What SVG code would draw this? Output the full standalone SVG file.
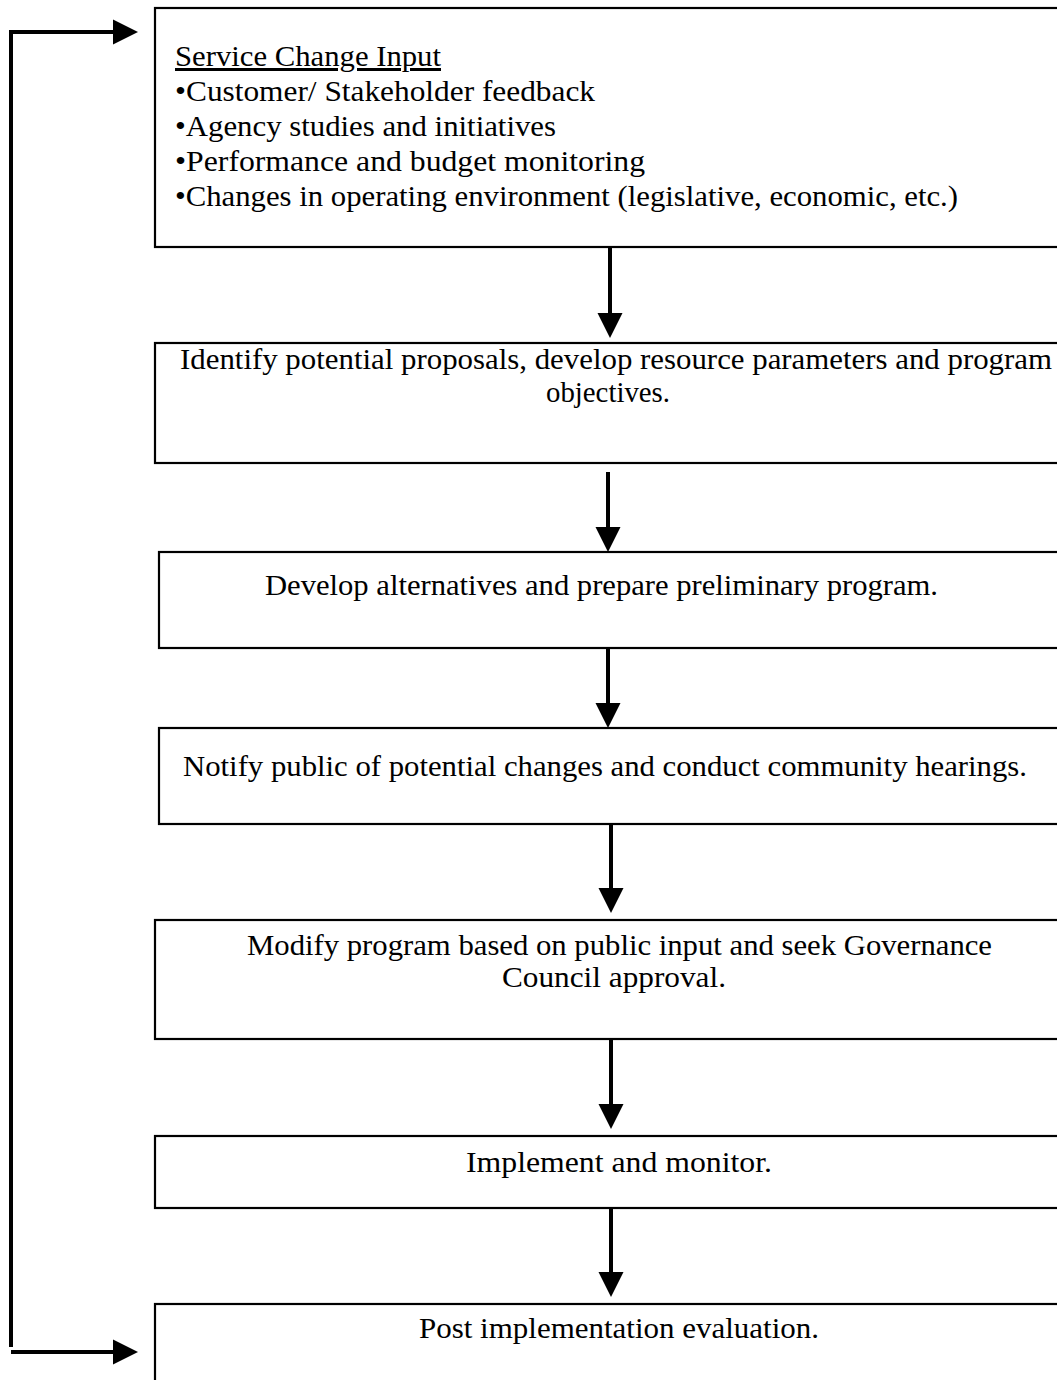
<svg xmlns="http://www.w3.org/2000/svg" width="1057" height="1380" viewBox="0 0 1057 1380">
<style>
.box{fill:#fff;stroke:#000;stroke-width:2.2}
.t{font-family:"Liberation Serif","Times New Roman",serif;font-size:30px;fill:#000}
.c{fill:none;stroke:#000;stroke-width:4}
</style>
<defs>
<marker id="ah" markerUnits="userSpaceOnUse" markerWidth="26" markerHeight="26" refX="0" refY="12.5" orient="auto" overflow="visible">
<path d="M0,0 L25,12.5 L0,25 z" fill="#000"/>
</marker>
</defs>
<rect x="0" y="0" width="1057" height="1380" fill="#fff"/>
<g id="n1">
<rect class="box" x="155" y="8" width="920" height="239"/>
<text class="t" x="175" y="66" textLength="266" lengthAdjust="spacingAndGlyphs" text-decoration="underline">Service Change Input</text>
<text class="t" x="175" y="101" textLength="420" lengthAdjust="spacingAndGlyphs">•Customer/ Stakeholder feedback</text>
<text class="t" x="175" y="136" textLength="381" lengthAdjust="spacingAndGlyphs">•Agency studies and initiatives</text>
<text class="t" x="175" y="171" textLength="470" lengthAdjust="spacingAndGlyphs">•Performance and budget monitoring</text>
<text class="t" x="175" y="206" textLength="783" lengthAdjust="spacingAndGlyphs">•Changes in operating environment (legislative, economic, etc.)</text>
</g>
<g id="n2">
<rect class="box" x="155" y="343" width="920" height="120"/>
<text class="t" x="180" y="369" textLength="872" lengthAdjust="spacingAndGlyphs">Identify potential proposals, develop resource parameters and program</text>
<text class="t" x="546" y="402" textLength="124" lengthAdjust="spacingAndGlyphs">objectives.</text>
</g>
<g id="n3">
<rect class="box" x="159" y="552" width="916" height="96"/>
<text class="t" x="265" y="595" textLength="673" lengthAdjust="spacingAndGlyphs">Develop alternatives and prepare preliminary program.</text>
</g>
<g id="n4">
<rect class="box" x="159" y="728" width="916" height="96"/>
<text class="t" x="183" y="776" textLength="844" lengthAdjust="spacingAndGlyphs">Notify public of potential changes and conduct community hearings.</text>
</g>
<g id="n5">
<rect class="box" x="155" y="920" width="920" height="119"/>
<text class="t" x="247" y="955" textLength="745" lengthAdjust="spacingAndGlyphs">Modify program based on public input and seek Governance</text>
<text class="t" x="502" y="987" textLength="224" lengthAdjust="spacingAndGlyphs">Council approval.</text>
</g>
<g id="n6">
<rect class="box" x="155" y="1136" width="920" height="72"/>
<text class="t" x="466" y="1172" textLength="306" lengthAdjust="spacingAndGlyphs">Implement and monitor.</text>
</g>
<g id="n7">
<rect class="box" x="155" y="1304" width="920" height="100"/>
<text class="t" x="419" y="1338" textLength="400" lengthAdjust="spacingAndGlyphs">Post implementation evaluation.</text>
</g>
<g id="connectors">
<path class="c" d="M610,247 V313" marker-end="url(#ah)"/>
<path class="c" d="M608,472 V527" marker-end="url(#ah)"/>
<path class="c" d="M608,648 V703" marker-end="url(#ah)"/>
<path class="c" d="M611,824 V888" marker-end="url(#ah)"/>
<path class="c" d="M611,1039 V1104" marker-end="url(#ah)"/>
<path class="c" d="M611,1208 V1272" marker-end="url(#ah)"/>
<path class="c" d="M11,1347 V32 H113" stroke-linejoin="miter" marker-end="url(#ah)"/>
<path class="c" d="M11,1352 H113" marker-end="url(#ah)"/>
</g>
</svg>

══════

Pictures are excluded; output everything else in the data verbatim.

What SVG code would draw this? Output the full standalone SVG file.
<svg xmlns="http://www.w3.org/2000/svg" width="1057" height="1380" viewBox="0 0 1057 1380">
<style>
.box{fill:#fff;stroke:#000;stroke-width:2.2}
.t{font-family:"Liberation Serif","Times New Roman",serif;font-size:30px;fill:#000}
.c{fill:none;stroke:#000;stroke-width:4}
</style>
<defs>
<marker id="ah" markerUnits="userSpaceOnUse" markerWidth="26" markerHeight="26" refX="0" refY="12.5" orient="auto" overflow="visible">
<path d="M0,0 L25,12.5 L0,25 z" fill="#000"/>
</marker>
</defs>
<rect x="0" y="0" width="1057" height="1380" fill="#fff"/>
<g id="n1">
<rect class="box" x="155" y="8" width="920" height="239"/>
<text class="t" x="175" y="66" textLength="266" lengthAdjust="spacingAndGlyphs" text-decoration="underline">Service Change Input</text>
<text class="t" x="175" y="101" textLength="420" lengthAdjust="spacingAndGlyphs">•Customer/ Stakeholder feedback</text>
<text class="t" x="175" y="136" textLength="381" lengthAdjust="spacingAndGlyphs">•Agency studies and initiatives</text>
<text class="t" x="175" y="171" textLength="470" lengthAdjust="spacingAndGlyphs">•Performance and budget monitoring</text>
<text class="t" x="175" y="206" textLength="783" lengthAdjust="spacingAndGlyphs">•Changes in operating environment (legislative, economic, etc.)</text>
</g>
<g id="n2">
<rect class="box" x="155" y="343" width="920" height="120"/>
<text class="t" x="180" y="369" textLength="872" lengthAdjust="spacingAndGlyphs">Identify potential proposals, develop resource parameters and program</text>
<text class="t" x="546" y="402" textLength="124" lengthAdjust="spacingAndGlyphs">objectives.</text>
</g>
<g id="n3">
<rect class="box" x="159" y="552" width="916" height="96"/>
<text class="t" x="265" y="595" textLength="673" lengthAdjust="spacingAndGlyphs">Develop alternatives and prepare preliminary program.</text>
</g>
<g id="n4">
<rect class="box" x="159" y="728" width="916" height="96"/>
<text class="t" x="183" y="776" textLength="844" lengthAdjust="spacingAndGlyphs">Notify public of potential changes and conduct community hearings.</text>
</g>
<g id="n5">
<rect class="box" x="155" y="920" width="920" height="119"/>
<text class="t" x="247" y="955" textLength="745" lengthAdjust="spacingAndGlyphs">Modify program based on public input and seek Governance</text>
<text class="t" x="502" y="987" textLength="224" lengthAdjust="spacingAndGlyphs">Council approval.</text>
</g>
<g id="n6">
<rect class="box" x="155" y="1136" width="920" height="72"/>
<text class="t" x="466" y="1172" textLength="306" lengthAdjust="spacingAndGlyphs">Implement and monitor.</text>
</g>
<g id="n7">
<rect class="box" x="155" y="1304" width="920" height="100"/>
<text class="t" x="419" y="1338" textLength="400" lengthAdjust="spacingAndGlyphs">Post implementation evaluation.</text>
</g>
<g id="connectors">
<path class="c" d="M610,247 V313" marker-end="url(#ah)"/>
<path class="c" d="M608,472 V527" marker-end="url(#ah)"/>
<path class="c" d="M608,648 V703" marker-end="url(#ah)"/>
<path class="c" d="M611,824 V888" marker-end="url(#ah)"/>
<path class="c" d="M611,1039 V1104" marker-end="url(#ah)"/>
<path class="c" d="M611,1208 V1272" marker-end="url(#ah)"/>
<path class="c" d="M11,1347 V32 H113" stroke-linejoin="miter" marker-end="url(#ah)"/>
<path class="c" d="M11,1352 H113" marker-end="url(#ah)"/>
</g>
</svg>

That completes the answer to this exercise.